Pros and Cons of Medical Marijuana Use

The use of marijuana or cannabis for medical reasons is a divisive issue. However, the legalization of marijuana for either recreational or medical use in over 20 U.S. states plus the District of Columbia is a precedent that cannabis or pot, weed, hash, joints or Mary Jane will eventually be legal in all 50 states.

Medical Marijuana Definition

The term medical marijuana generally refers to the unprocessed plant or its extracts, which are not wholly approved or recognized medicine by the U.S FDA. The cannabis plant contains chemicals that could be useful in managing a range of symptoms or illnesses and has led many to consider using it for medical purposes.

Delta-9-tetrahydrocannabinol (THC) is the main mind-altering ingredient of marijuana. This chemical is just one of the 100 cannabinoids found in marijuana.
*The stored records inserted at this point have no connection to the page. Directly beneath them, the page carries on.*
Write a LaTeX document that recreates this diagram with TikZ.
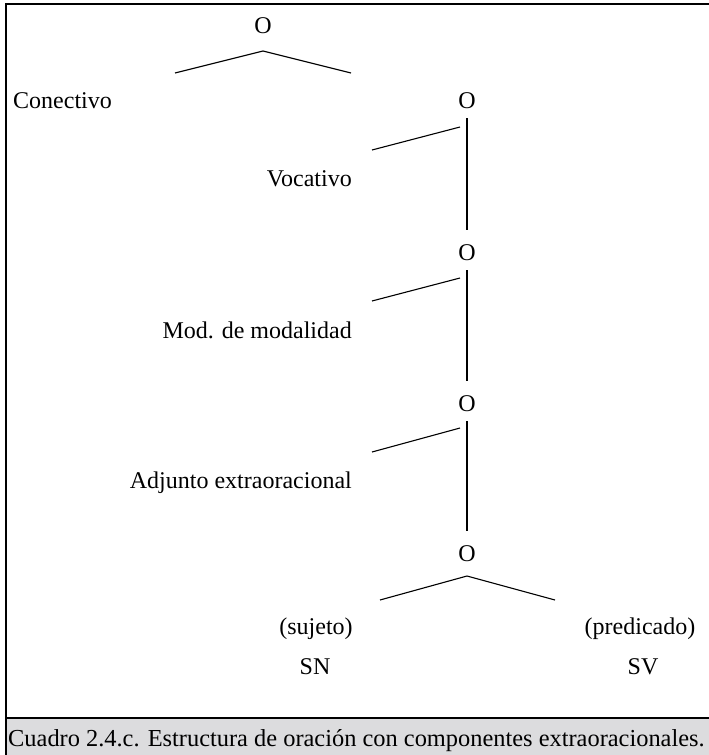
\documentclass[tikz,border=0pt]{standalone}
\usepackage{fontspec}
\setmainfont{Liberation Serif}
\begin{document}
\definecolor{capgray}{RGB}{220,220,222}
\begin{tikzpicture}[x=1pt,y=-1pt,
  lbl/.style={inner sep=0pt,font=\fontsize{24}{28}\selectfont},
  cat/.style={lbl,anchor=base},
  side/.style={lbl,anchor=base east},
  branch/.style={line width=1.1pt,black},
  frameline/.style={line width=2pt,black}]
\useasboundingbox (0,0) rectangle (709,755);

% caption strip and frame
\fill[capgray] (6,718) rectangle (709,755);
\draw[frameline] (6,755) -- (6,4) -- (709,4);
\draw[line width=1.5pt] (6,718) -- (709,718);
\node[lbl,anchor=base west,font=\fontsize{24.4}{28}\selectfont] (cap) at (8,746)
  {Cuadro 2.4.c. Estructura de oración con componentes extraoracionales.};

% root clause and its connective
\node[cat] (o1) at (263,33) {O};
\coordinate (o1apex) at (263,51);
\coordinate (o1l) at (175,73);
\coordinate (o1r) at (351,73);
\draw[branch] (o1l) -- (o1apex) -- (o1r);
\node[lbl,anchor=base west] (conect) at (13,108) {Conectivo};

% vocative level
\node[cat] (o2) at (467,108) {O};
\coordinate (o2top) at (467,118);
\coordinate (o2bot) at (467,230);
\coordinate (o2a) at (460,127);
\coordinate (o2b) at (372,150);
\draw[branch] (o2top) -- (o2bot);
\draw[branch] (o2a) -- (o2b);
\node[side] (voc) at (352,186) {Vocativo};

% modality modifier level
\node[cat] (o3) at (467,260) {O};
\coordinate (o3top) at (467,270);
\coordinate (o3bot) at (467,381);
\coordinate (o3a) at (460,278);
\coordinate (o3b) at (372,301);
\draw[branch] (o3top) -- (o3bot);
\draw[branch] (o3a) -- (o3b);
\node[side] (mod) at (352,338) {Mod. de modalidad};

% extra-clausal adjunct level
\node[cat] (o4) at (467,411) {O};
\coordinate (o4top) at (467,421);
\coordinate (o4bot) at (467,531);
\coordinate (o4a) at (460,428);
\coordinate (o4b) at (372,452);
\draw[branch] (o4top) -- (o4bot);
\draw[branch] (o4a) -- (o4b);
\node[side] (adj) at (352,488) {Adjunto extraoracional};

% core clause: subject and predicate
\node[cat] (o5) at (467,561) {O};
\coordinate (o5apex) at (467,576);
\coordinate (o5l) at (380,600);
\coordinate (o5r) at (555,600);
\draw[branch] (o5l) -- (o5apex) -- (o5r);
\node[cat] (suj) at (316,634) {(sujeto)};
\node[cat] (sn) at (315,674) {SN};
\node[cat] (pred) at (640,634) {(predicado)};
\node[cat] (sv) at (643,674) {SV};
\end{tikzpicture}
\end{document}
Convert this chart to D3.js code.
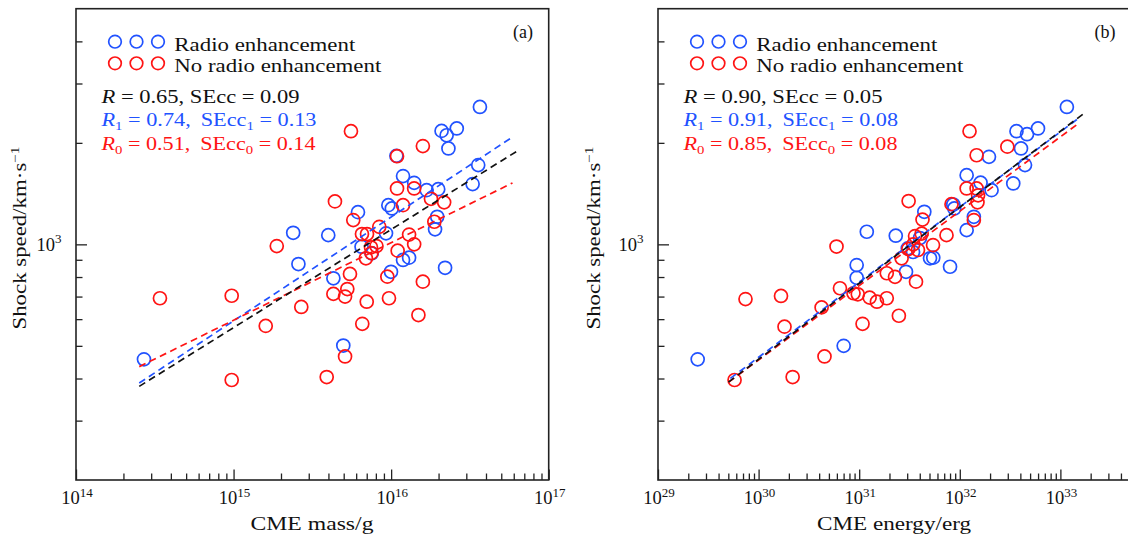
<!DOCTYPE html>
<html>
<head>
<meta charset="utf-8">
<script src="https://cdn.jsdelivr.net/npm/d3@7"></script>
<style>
  body { margin: 0; background: #fff; }
  svg { display: block; }
  text { font-family: "Liberation Serif", "DejaVu Serif", serif; fill: #111; }
</style>
</head>
<body>
<svg id="chart" width="1128" height="535"></svg>
<script>
// ---- data: shock speed (km/s) against CME mass (g) and CME energy (erg) ----
const speedDomain = [200, 5000];
const massDomain = [1e14, 1e17];
const energyDomain = [1e29, 5e33];

const massTickExps = [14, 15, 16, 17];
const energyTickExps = [29, 30, 31, 32, 33];
const speedTickExps = [3];

// events with a radio enhancement, panel (a)
const massRadio = [3.66e16, 2.09e16, 2.61e16, 2.25e16, 2.31e16, 1.08e16, 3.57e16, 1.19e16, 1.40e16, 1.99e16,
  1.68e16, 3.29e16, 9.6e15, 1.01e16, 6.16e15, 1.96e16, 1.90e16, 9.28e15, 3.99e15, 2.39e15,
  6.49e15, 7.53e15, 1.19e16, 1.30e16, 9.98e15, 2.20e16, 2.58e15, 4.30e15, 4.97e15, 2.70e14];
const speedRadioA = [2556, 2170, 2207, 2107, 1925, 1830, 1718, 1594, 1522, 1458,
  1448, 1509, 1307, 1278, 1246, 1207, 1108, 1078, 1065, 1082,
  984, 940, 899, 913, 829, 852, 874, 793, 501, 456];

// events without a radio enhancement, panel (a)
const massQuiet = [5.56e15, 1.59e16, 1.09e16, 1.09e16, 1.40e16, 1.79e16, 2.17e16, 1.19e16, 4.40e15, 5.75e15,
  8.41e15, 1.88e16, 1.30e16, 1.40e16, 6.53e15, 7.03e15, 1.88e15, 3.41e14, 9.73e14, 9.73e14,
  1.60e15, 2.69e15, 3.90e15, 5.10e15, 4.30e15, 5.10e15, 5.27e15, 5.48e15, 6.56e15, 7.0e15,
  9.69e15, 9.46e15, 1.59e16, 1.49e16, 1.10e16, 6.92e15, 7.45e15, 8.07e15, 7.5e15];
const speedQuietA = [2166, 1956, 1826, 1465, 1465, 1365, 1332, 1307, 1341, 1180,
  1127, 1167, 1069, 1000, 1073, 1073, 988, 692, 704, 396,
  573, 652, 404, 465, 713, 700, 737, 817, 581, 676,
  692, 802, 775, 617, 958, 909, 980, 988, 942];

// events with a radio enhancement, panel (b)
const energyRadio = [1.16e33, 3.66e32, 4.66e32, 5.99e32, 4.06e32, 1.95e32, 4.45e32, 1.17e32, 1.61e32, 3.40e32,
  2.07e32, 8.61e31, 8.82e31, 4.44e31, 1.38e32, 1.17e32, 1.19e31, 2.31e31, 4.02e31, 3.04e31,
  3.43e31, 5.06e31, 5.45e31, 8.0e31, 9.44e30, 2.92e31, 9.44e30, 7.01e30, 2.48e29];
const speedRadioB = [2556, 2166, 2122, 2207, 1925, 1818, 1718, 1604, 1524, 1516,
  1448, 1313, 1278, 1249, 1207, 1102, 1090, 1061, 1044, 973,
  949, 909, 913, 858, 868, 829, 796, 500, 456];

// events without a radio enhancement, panel (b)
const energyQuiet = [1.25e32, 2.97e32, 1.47e32, 1.17e32, 1.47e32, 1.52e32, 1.50e32, 8.27e31, 3.10e31, 4.26e31,
  1.38e32, 7.38e31, 5.42e31, 4.18e31, 3.59e31, 5.95e30, 3.45e31, 3.08e31, 2.64e31, 3.84e31,
  1.88e31, 2.27e31, 3.67e31, 6.44e30, 8.78e30, 9.68e30, 1.27e31, 1.50e31, 1.88e31, 7.41e29,
  1.67e30, 1.81e30, 2.18e30, 5.77e29, 4.52e30, 4.23e30, 1.08e31, 2.48e31];
const speedQuietB = [2166, 1949, 1838, 1465, 1465, 1398, 1332, 1316, 1344, 1184,
  1180, 1065, 995, 1076, 1058, 985, 1000, 968, 909, 962,
  821, 801, 775, 741, 716, 711, 695, 676, 692, 688,
  703, 570, 404, 396, 465, 650, 581, 614];

// power-law fits log10(v) = intercept + slope*log10(x): all events, radio, no radio
const fitSlopesA = [0.291, 0.308, 0.230];
const fitInterceptsA = [-1.612, -1.847, -0.675];
const fitStartA = [2.52e14, 2.52e14, 2.52e14];
const fitEndA = [6.37e16, 5.89e16, 5.89e16];

const fitSlopesB = [0.2255, 0.2229, 0.2206];
const fitInterceptsB = [-4.106, -4.022, -3.961];
const fitStartB = [5.02e29, 5.24e29, 5.02e29];
const fitEndB = [1.77e33, 1.46e33, 1.46e33];

// correlation coefficients and their standard errors
const corrA = ["0.65", "0.74", "0.51"];
const secA = ["0.09", "0.13", "0.14"];
const corrB = ["0.90", "0.91", "0.85"];
const secB = ["0.05", "0.08", "0.08"];

const legendLabels = ["Radio enhancement", "No radio enhancement"];

// ---- drawing ----
const BLUE = "#2152ff", RED = "#ff1414", BLACK = "#111";
const svg = d3.select("#chart");

function logTicks(domain) {
  const out = [];
  const lo = Math.floor(Math.log10(domain[0]) + 1e-9), hi = Math.ceil(Math.log10(domain[1]) - 1e-9);
  for (let e = lo; e <= hi; e++) {
    for (let k = 1; k < 10; k++) {
      const v = k * Math.pow(10, e);
      if (v >= domain[0] * 0.999 && v <= domain[1] * 1.001) out.push({ v, major: k === 1 });
    }
  }
  return out;
}

function powerLabel(g, x, y, exp, anchor) {
  const t = g.append("text").attr("x", x).attr("y", y)
    .attr("text-anchor", anchor).attr("font-size", 18.5);
  t.append("tspan").text("10");
  t.append("tspan").attr("dy", -7.5).attr("font-size", 13).text(exp);
  return t;
}

function panel(cfg) {
  const g = svg.append("g");
  const x = d3.scaleLog().domain(cfg.xDomain).range([cfg.left, cfg.left + 472.7]);
  const y = d3.scaleLog().domain(speedDomain).range([480, 8.7]);
  const left = cfg.left;

  // ticks (inward)
  const xt = logTicks(cfg.xDomain);
  const yt = logTicks(speedDomain).filter(d => d.v > speedDomain[0] * 1.001 && d.v < speedDomain[1] * 0.999);
  const axMinorX = d3.axisBottom(x).tickValues(xt.filter(d => !d.major).map(d => d.v)).tickSize(-6.5).tickFormat("");
  const axMajorX = d3.axisBottom(x).tickValues(xt.filter(d => d.major).map(d => d.v)).tickSize(-10.5).tickFormat("");
  const axMinorY = d3.axisLeft(y).tickValues(yt.filter(d => !d.major).map(d => d.v)).tickSize(-6.5).tickFormat("");
  const axMajorY = d3.axisLeft(y).tickValues(yt.filter(d => d.major).map(d => d.v)).tickSize(-11).tickFormat("");
  [[axMinorX, "x"], [axMajorX, "x"], [axMinorY, "y"], [axMajorY, "y"]].forEach(([ax, dir]) => {
    const a = g.append("g")
      .attr("transform", dir === "x" ? "translate(0,480)" : `translate(${left},0)`)
      .call(ax);
    a.select(".domain").remove();
    a.selectAll("line").attr("stroke", "#222").attr("stroke-width", 1.3);
  });

  // frame
  g.append("rect").attr("x", left).attr("y", 8.7).attr("width", 472.7).attr("height", 480 - 8.7)
    .attr("fill", "none").attr("stroke", "#222").attr("stroke-width", 1.6);

  // tick labels
  cfg.xExps.forEach(e => powerLabel(g, x(Math.pow(10, e)) + 1, 504, e, "middle"));
  speedTickExps.forEach(e => powerLabel(g, left - 14.5, y(Math.pow(10, e)) + 6.5, e, "end"));

  // axis titles
  g.append("text").attr("x", left + 236).attr("y", 530).attr("text-anchor", "middle")
    .attr("font-size", 18).attr("textLength", cfg.xTitleLen).attr("lengthAdjust", "spacingAndGlyphs")
    .text(cfg.xTitle);
  const yt1 = g.append("text").attr("transform", `translate(${cfg.yTitleX},238) rotate(-90)`)
    .attr("text-anchor", "middle").attr("font-size", 18)
    .attr("textLength", 183).attr("lengthAdjust", "spacingAndGlyphs");
  yt1.append("tspan").text("Shock speed/km\u00b7s");
  yt1.append("tspan").attr("dy", -7).attr("font-size", 12).text("\u22121");

  // points
  const pts = g.append("g").attr("fill", "none").attr("stroke-width", 1.7);
  pts.selectAll("circle.radio").data(cfg.xRadio.map((v, i) => [v, cfg.vRadio[i]])).join("circle")
    .attr("class", "radio").attr("cx", d => x(d[0])).attr("cy", d => y(d[1])).attr("r", 6.5).attr("stroke", BLUE);
  pts.selectAll("circle.quiet").data(cfg.xQuiet.map((v, i) => [v, cfg.vQuiet[i]])).join("circle")
    .attr("class", "quiet").attr("cx", d => x(d[0])).attr("cy", d => y(d[1])).attr("r", 6.5).attr("stroke", RED);

  // fit lines
  const colors = [BLACK, BLUE, RED];
  const line = d3.line().x(d => x(d[0])).y(d => y(d[1]));
  [1, 2, 0].forEach(i => {
    const f = xv => Math.pow(10, cfg.fitI[i] + cfg.fitS[i] * Math.log10(xv));
    const seg = [[cfg.fitStart[i], f(cfg.fitStart[i])], [cfg.fitEnd[i], f(cfg.fitEnd[i])]];
    g.append("path").attr("d", line(seg)).attr("fill", "none")
      .attr("stroke", colors[i]).attr("stroke-width", 1.7).attr("stroke-dasharray", "7,4.5");
  });

  // legend
  [BLUE, RED].forEach((c, row) => {
    [0, 1, 2].forEach(k => {
      g.append("circle").attr("cx", left + 39 + k * 21.5).attr("cy", 41.7 + row * 21.6)
        .attr("r", 6.3).attr("fill", "none").attr("stroke", c).attr("stroke-width", 1.7);
    });
    g.append("text").attr("x", left + 98.3).attr("y", 50.5 + row * 21.6).attr("font-size", 18)
      .attr("textLength", row === 0 ? 181 : 207).attr("lengthAdjust", "spacingAndGlyphs")
      .text(legendLabels[row]);
  });

  // correlation statistics
  const subs = ["", "1", "0"];
  const widths = cfg.statLens;
  [BLACK, BLUE, RED].forEach((c, i) => {
    const t = g.append("text").attr("x", left + 25.5).attr("y", 102.7 + i * 23.7)
      .attr("font-size", 18).style("fill", c)
      .attr("textLength", widths[i]).attr("lengthAdjust", "spacingAndGlyphs");
    t.append("tspan").attr("font-style", "italic").text("R");
    if (subs[i]) {
      t.append("tspan").attr("dy", 4).attr("font-size", 12).text(subs[i]);
      t.append("tspan").attr("dy", -4).text(` = ${cfg.corr[i]}, \u2009SEcc`);
      t.append("tspan").attr("dy", 4).attr("font-size", 12).text(subs[i]);
      t.append("tspan").attr("dy", -4).text(` = ${cfg.sec[i]}`);
    } else {
      t.append("tspan").text(` = ${cfg.corr[i]}, SEcc = ${cfg.sec[i]}`);
    }
  });

  // panel tag
  g.append("text").attr("x", left + 447).attr("y", 37.5).attr("text-anchor", "middle")
    .attr("font-size", 18).text(cfg.tag);
}

panel({
  left: 76, xDomain: massDomain, xExps: massTickExps, xTitle: "CME mass/g", xTitleLen: 123, yTitleX: 25.5,
  xRadio: massRadio, vRadio: speedRadioA, xQuiet: massQuiet, vQuiet: speedQuietA,
  fitS: fitSlopesA, fitI: fitInterceptsA, fitStart: fitStartA, fitEnd: fitEndA,
  corr: corrA, sec: secA, statLens: [198, 215, 214], tag: "(a)"
});
panel({
  left: 658, xDomain: energyDomain, xExps: energyTickExps, xTitle: "CME energy/erg", xTitleLen: 154, yTitleX: 600,
  xRadio: energyRadio, vRadio: speedRadioB, xQuiet: energyQuiet, vQuiet: speedQuietB,
  fitS: fitSlopesB, fitI: fitInterceptsB, fitStart: fitStartB, fitEnd: fitEndB,
  corr: corrB, sec: secB, statLens: [199, 214.5, 214], tag: "(b)"
});
</script>
</body>
</html>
Aside from THC, the cannabidiol (CBD) is another cannabinoid that interest the U.S. FDA and has in fact been approved for medicinal use. The development of these new pharmaceuticals eliminates the harmful side effects produced by smoking or eating marijuana leaves.

The street marijuana and current medical marijuana are basically the same. Most marijuana sold for medicinal purpose is of the same quality as street marijuana and therefore has the same side effects and health risks. However, there are strains with a higher ratio of CBD than THC for medical purpose.


THC in cannabis reduces nausea and stimulates the appetite. It may also decrease inflammation, pain and spasticity. Cannbidiol or CBD, a non-psychoactive cannabinoid also reduces inflammation and pain and controls epileptic seizures. The possibility that CBD can treat addictions and psychosis is under study. Some designer drug manufacturers have created their own versions of cannabinoids of which some proved to be highly potent that when abused led to serious health complications.

PROS and CONS of Using Medical Marijuana

There are 3 camps when it comes to the use of marijuana for medical reasons. Here are the pros and cons from each of the different perspectives.

From Medical Professionals

  • PRO – According to Joycelyn Elders, MD, there is evidence that points to the efficacy of marijuana in relieving certain types of nausea, pain, vomiting and other symptoms due to illnesses such as AIDS, cancer and multiple sclerosis as well as side effects caused by medications used to treat these diseases, such as chemo.
  • CON – According to Bill Frist, MD, there is still a lack of consistent scientific data to prove the benefits of medical marijuana. Based on current scientific evidence, marijuana is a dangerous drug and there are safer medications to take to get the same pain relief offered by marijuana.

From Medical Organizations

  • PRO – The American College of Physicians (ACP) supports the reclassification of marijuana’s status as a schedule I controlled substance as there is evidence to prove the safety and efficacy of the substance in some medical conditions. It supports professionals prescribing medical marijuana from persecution and civil liabilities.
  • CON – The US National Eye Institute has supported studies and experiments since 1978, to determine the efficacy of the illicit drug in treating glaucoma. However, there was no indication that proved that marijuana or any of its components could lower intraocular pressure as efficiently as other medically prescribed drugs.

From US Government Officials

  • PRO – According to Justice Francis L. Young of the DEA, it is recorded (9-6-1988) that marijuana proved to be capable in relieving the symptoms and distress of ill people who took marijuana under medical supervision and that it would be arbitrary for the DEA to hinder sufferers from obtaining relief from medical marijuana.
  • CON – John Walters, Director of the Office of the National Drug Control Policy, expressed the dangers of smoking marijuana. Not only does it damage the brain but also the lungs, heart and immune systems. Smoking weed also affects memory and impairs learning.

Some medical practitioners and patients have attested to the efficiency of marijuana in dealing with pain and symptoms brought about by illnesses. Terminally ill patients have found temporary relief from smoking marijuana and in most cases, the benefits far outweigh suspected and even validated risks. A thought is, were patients who claimed relief just ‘high’ on the effects of marijuana?

Even if medical marijuana is legal in a specific state, it is still illegal for any doctor to prescribe any form of medication unapproved by the FDA as he/she could lose his or her medical license.